In much the same way as the last time I saw them they pulled no punches in starting their set, going straight into one of their pounding riff stained rock monoliths, (Me? Scared of reviewing cliché? Nah!) If you’ve never heard this band before then I guess I could loosely describe them to you as a cross between early Black Sabbath and a slowed down Metallica, but with FAR better production. But after I’d told you that I may be just as likely to put a hand on your shoulder and give you a patronisingly pitying look.
Every one of their songs tonight was arse clenchingly tight and the sound in the venue was utterly fantastic (as it always is). Although they were at the same volume as the opening band (possibly louder) nothing was lost in the mix, mainly because the many stops and starts that this band pull out of their arses would sound good on any PA. They are more dynamic than Hong Kong Fucken Phooey.
Half the reason I’m writing so much guff in this review is that reviewing what you consider to be a perfect gig is like trying to describe perfect shag; it’s hard to pick out the mechanical reasoning behind the excellence, and it’s also a little personal! Toward the end of the set I was laughing my arse off at a large group of white males charging about the floor in front of the stage playing air-guitar, what made this scene all the more hilarious was the fact that the floor was slipperier than a New York mayor’s alibi!
It was like watching some sort of mad head banging ballet, albeit a ballet filmed with a pissed cast and crew, and on the set of Mad Max. The absolute crowning moment of this limb flailing (and falling) was when a woman tried to walk through the middle of the mob carrying two fresh pints (I know, I know) in those flimsy plastic cups you get given at some venues.

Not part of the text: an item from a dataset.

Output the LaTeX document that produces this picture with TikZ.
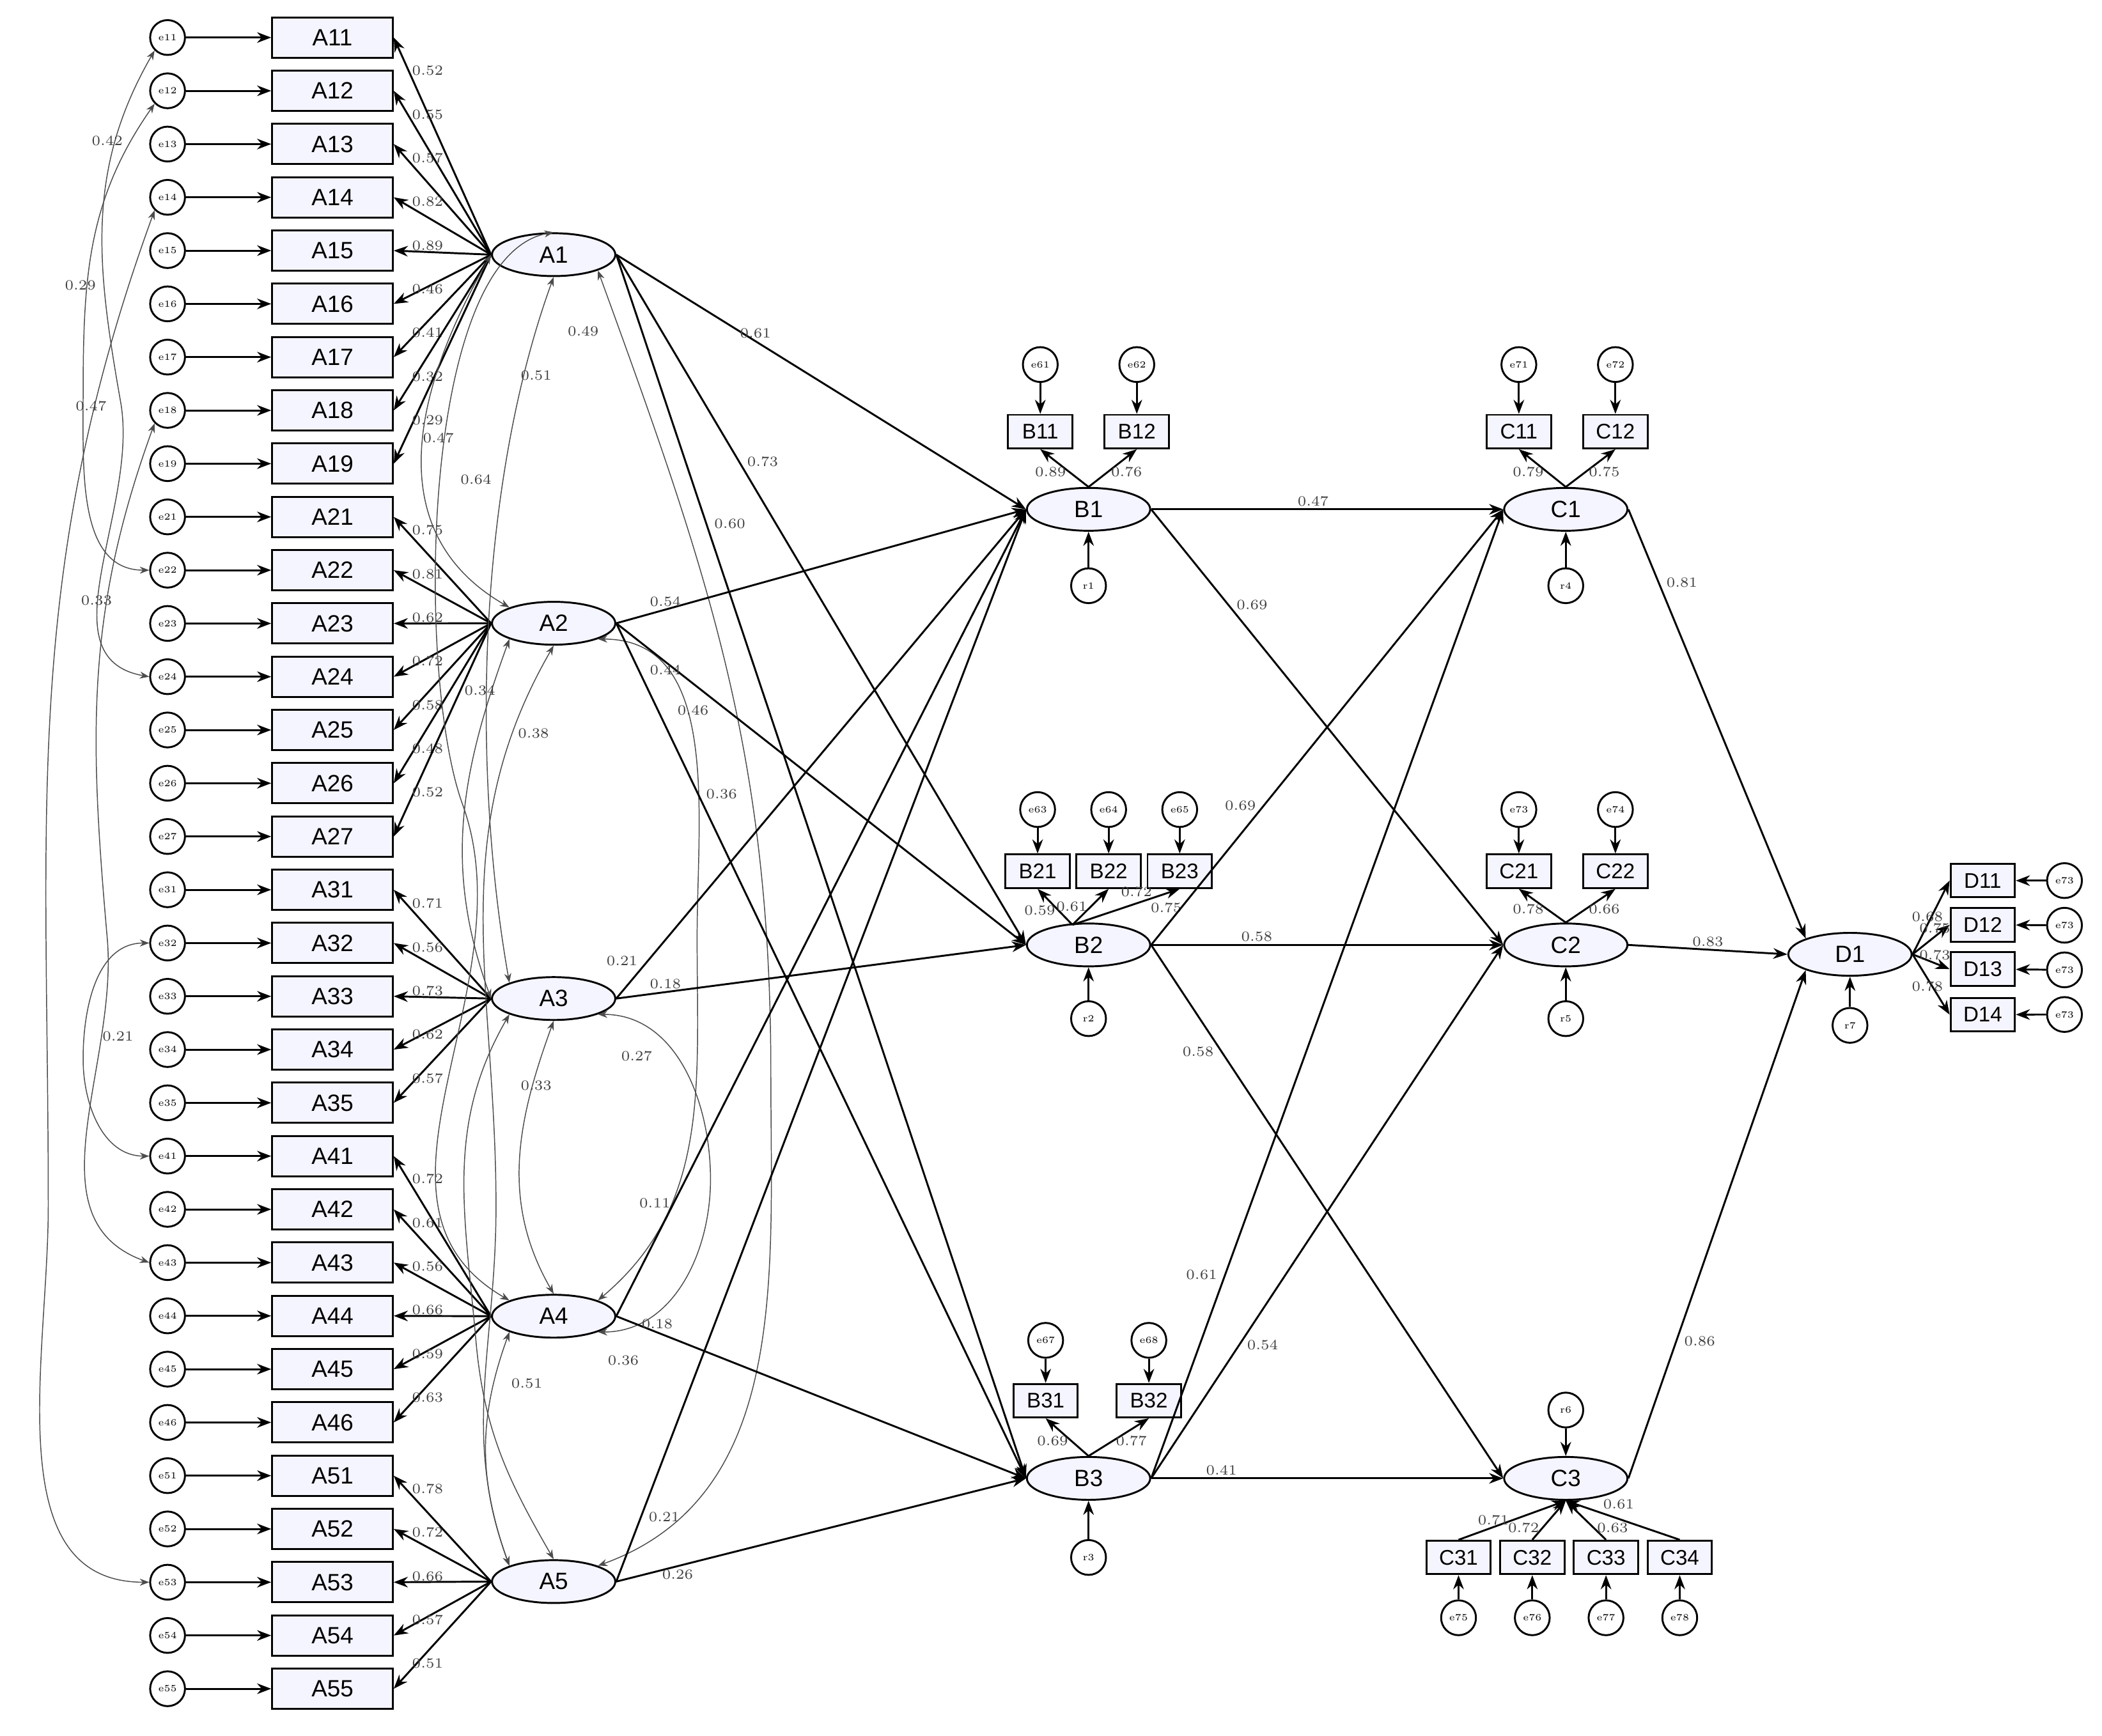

Some long haired lad slipped and fell face first towards this beer carrying maiden. I don’t know if he didn’t want to spoil his ‘air solo’ but he did nothing to break his fall, the net result was that his face smashed right through the middle of the two pints of lager utterly destroying the cups! He got back up and was clearly suffering some sort of temporary blindness, and he gasped for air like he was drowning! The woman holding the remains of the cups had a look on her face that made it look like she considered the loss worth it for such an excellent few seconds of entertainment.
The chap shook his head about and rubbed his eyes for a bit, nodded and stuck his thumb up at the woman and dived straight back into the mosh. Pure class! After a raging set The Sword briefly hid behind the back curtain for a few seconds before returning for an encore. Before they started the bassist stepped forward to ask what is one of the funniest questions I’ve ever heard from stage,
“Can anyone get us high after the show?”
Saving the crowd pleaser for last they ripped into ‘Freya’, the track used on ‘Guitar Hero II”, and of course, the place went wild. There was suddenly twice the number of people playing air-guitar, and I couldn’t help but wonder if in telepathic unison every player was thinking, “red button, blue button, red , red, red, wang wang, red, red, yellow button!”
The whole scene was framed perfectly by the fact the huge ancient stained glass window behind the stage was now gloriously lit up. Colchester Arts Centre is easily the most metal venue I’ve never been to! I’ve never gotten the impression that The Sword are up their own arses, and this was proved by the fact that as soon as they were done with the encore they pilled off the front of the stage to chat to people that were throwing questions, and with an odd politeness were baying for answers. Mind you, I guess they could have been continuing their search for weed!